- LNG imports into region fall for a third month in August
- Russian pipeline gas flows increase by 20% in August
Europe lowered purchases of liquefied natural gas for a third month in August as buyers boosted purchases of oil-linked fuel through pipelines from Russia.
LNG imports by 10 nations in the region that receive the tanker-delivered fuel dropped 3.4 percent from a year earlier in August, after reaching a two-year high in March, according to data from Genscape Inc. Russian pipeline supplies soared about 20 percent from a year earlier in August, remaining at the highest level this year, tracking declining crude prices, according to data from Gazprom PJSC, the world’s biggest gas producer.
Europe, which imports as much as 70 percent of its gas needs, has increased shipments from Russia as contract prices declined because they follow crude with several months delay. Traders bought more LNG as they waited for pipeline gas prices to drop further in the third quarter, encouraged by a slump in Asian LNG prices that removed the incentive for producers such as Qatar to send cargoes east.
“We expect the supply picture to remain stable for the rest of the year with shippers continuing to draw heavily on oil-indexed supply and LNG sitting on the margin,” Ashish Sethia, head of Asia-Pacific gas and power analysis at Bloomberg New Energy Finance, said in an e-mailed note Tuesday. “As has largely been the case in 2015, exactly how much LNG will land in Europe depends on how competitively priced seaborne gas is.”
LNG imports into the U.K., Belgium, Spain, France, Greece, Italy, Lithuania, the Netherlands, Portugal, and Turkey declined to 3.02 million metric tons in August, compared with 3.13 million tons in the same month a year earlier, according to Genscape. Only the Netherlands, Italy and Portugal boosted shipments.
Russian exports to Europe, excluding the Baltic states and including Turkey, were at 14.3 billion cubic meters in August, unchanged from the previous month, and up from 11.5 billion cubic meters in the same month a year earlier, according to data from Gazprom and the Russian Energy Ministry’s CDU-TEK unit.
Russia’s average price could drop as low as $237 per 1,000 cubic meters ($6.64 per million British thermal units) this year, according to Valery Nemov, a deputy head of department for Gazprom’s export arm, from more than $340 in 2014. That compares with $6.39 per million British thermal units for front-month gas in the U.K., the European benchmark, on the ICE Futures Europe exchange.
European LNG imports so far this year are 4.3 percent higher than a year earlier at 26.1 million tons, according to Genscape data through August.
LNG imports into Europe are expected at 30 million tons this year, according to BNEF. The EU will have a “moderate LNG demand growth” to 40 million tons in 2020, and 74 million tons in 2025, according to BNEF’s Global LNG Market Outlook.
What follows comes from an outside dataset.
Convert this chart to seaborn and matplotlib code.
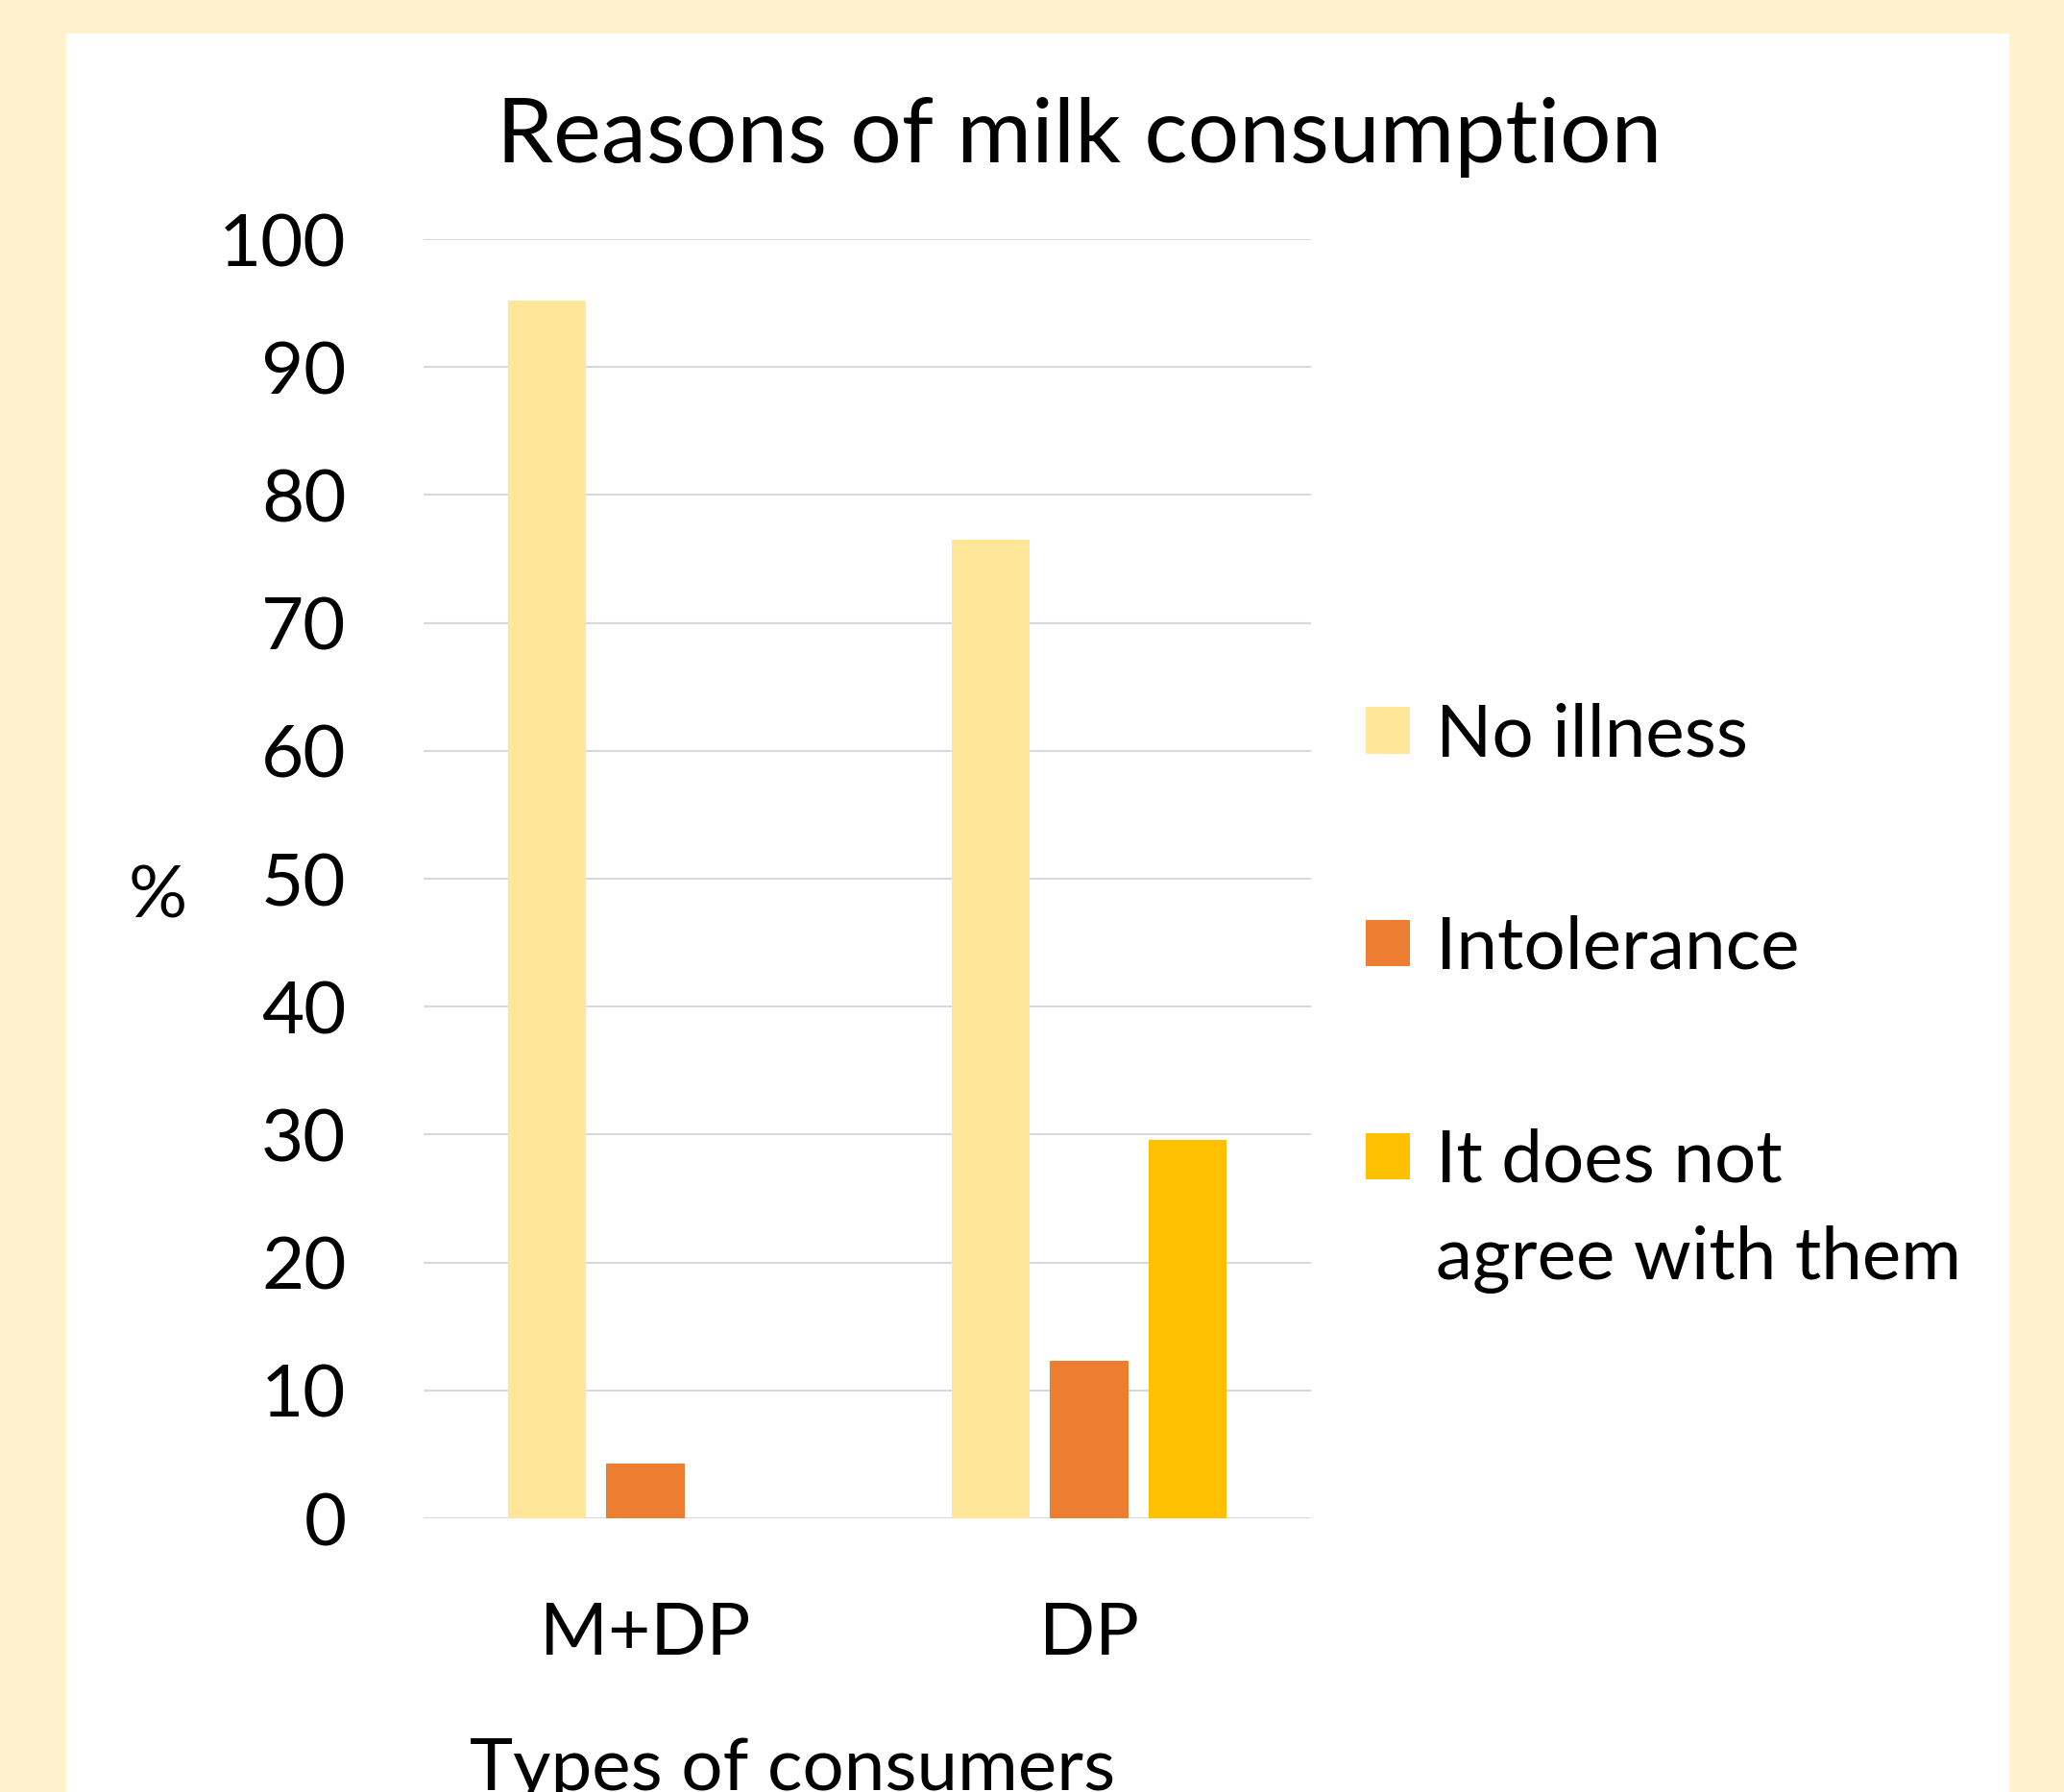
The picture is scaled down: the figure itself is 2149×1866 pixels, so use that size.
import matplotlib
matplotlib.use("Agg")
import matplotlib.pyplot as plt
from matplotlib.patches import Rectangle
import seaborn as sns
import pandas as pd

# ---- data ----
consumer_types = ["M+DP", "DP"]
reasons = ["No illness", "Intolerance", "It does not agree with them"]
no_illness = [95.2, 76.5]
intolerance = [4.3, 12.3]
does_not_agree = [0.0, 29.6]
y_ticks = [0, 10, 20, 30, 40, 50, 60, 70, 80, 90, 100]

title_text = "Reasons of milk consumption"
x_label = "Types of consumers"
y_label = "%"

colors = ["#FFE699", "#ED7D31", "#FFC000"]

rows = []
for i, c in enumerate(consumer_types):
    for r, vals in zip(reasons, [no_illness, intolerance, does_not_agree]):
        rows.append({"type": c, "reason": r, "value": vals[i]})
df = pd.DataFrame(rows)

sns.set_theme(style="white")
FONT = ["Lato", "DejaVu Sans"]
plt.rcParams["font.family"] = FONT

W, H = 2149, 1866
DPI = 100
fig = plt.figure(figsize=(W / DPI, H / DPI), dpi=DPI)
fig.patch.set_facecolor("#FFF2CC")

# white panel
fig.patches.append(Rectangle((69 / W, 0), (2092 - 69) / W, (H - 35) / H,
                             transform=fig.transFigure, facecolor="white",
                             edgecolor="none", zorder=-5))

ax_l, ax_r, ax_b, ax_t = 441, 1365, 1581, 249
ax = fig.add_axes([ax_l / W, (H - ax_b) / H, (ax_r - ax_l) / W, (ax_b - ax_t) / H])
ax.set_zorder(2)
ax.set_facecolor("none")

sns.barplot(data=df, x="type", y="value", hue="reason", order=consumer_types,
            hue_order=reasons, palette=colors, width=0.667, gap=0.21,
            saturation=1, linewidth=0, ax=ax, legend=False, errorbar=None)

ax.set_xlim(-0.5, 1.5)
ax.set_ylim(0, 100)
ax.set_yticks(y_ticks)
ax.grid(axis="y", color="#D9D9D9", linewidth=1.5)
ax.grid(axis="x", visible=False)
ax.set_axisbelow(True)
for s in ax.spines.values():
    s.set_visible(False)

FS = 55
ax.tick_params(axis="y", length=0, pad=58, labelsize=FS, labelcolor="black")
ax.tick_params(axis="x", length=0, pad=62, labelsize=FS, labelcolor="black")

ax.set_xlabel(x_label, fontsize=FS, color="black")
ax.xaxis.label.set_va("baseline")
ax.xaxis.set_label_coords((825 - ax_l) / (ax_r - ax_l), (ax_b - 1864) / (ax_b - ax_t))

ax.set_ylabel(y_label, fontsize=FS, color="black", rotation=0)
ax.yaxis.label.set_va("baseline")
ax.yaxis.label.set_ha("center")
ax.yaxis.set_label_coords((164 - ax_l) / (ax_r - ax_l), (ax_b - 955) / (ax_b - ax_t))

fig.text(1124 / W, 1 - 169 / H, title_text, ha="center", va="baseline",
         fontsize=68, color="black")

# legend
handles = [Rectangle((0, 0), 1, 1, facecolor=c, edgecolor="none") for c in colors]
leg_labels = ["No illness", "Intolerance", "It does not"]
leg = fig.legend(handles, leg_labels, loc="upper left",
                 bbox_to_anchor=(1384 / W, 1 - 693 / H), frameon=False,
                 fontsize=FS, handlelength=0.6, handleheight=0.6,
                 handletextpad=0.35, labelspacing=2.0, borderpad=0)
leg.set_zorder(3)
for t in leg.get_texts():
    t.set_color("black")

fig.canvas.draw()
t3 = leg.get_texts()[2]
bb = t3.get_window_extent()
# second line of the third entry
fig.text(bb.x0 / W, (bb.y0 - 0.55 * FS * DPI / 72 * 1.0 + 10) / H, "agree with them",
         ha="left", va="top", fontsize=FS, color="black")

fig.savefig("out.png", dpi=DPI, facecolor=fig.get_facecolor())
“Existing supplies in the Middle East and Atlantic basin may be increasingly forced to look for markets in northwest Europe to deliver their LNG and put downward pressure on European gas hubs,” Barclays analyst Nicholas Potter said in a note dated Sept. 7.“With limited outlets, Gazprom may continue to raise exports to Europe in order to balance falling oil-linked prices.”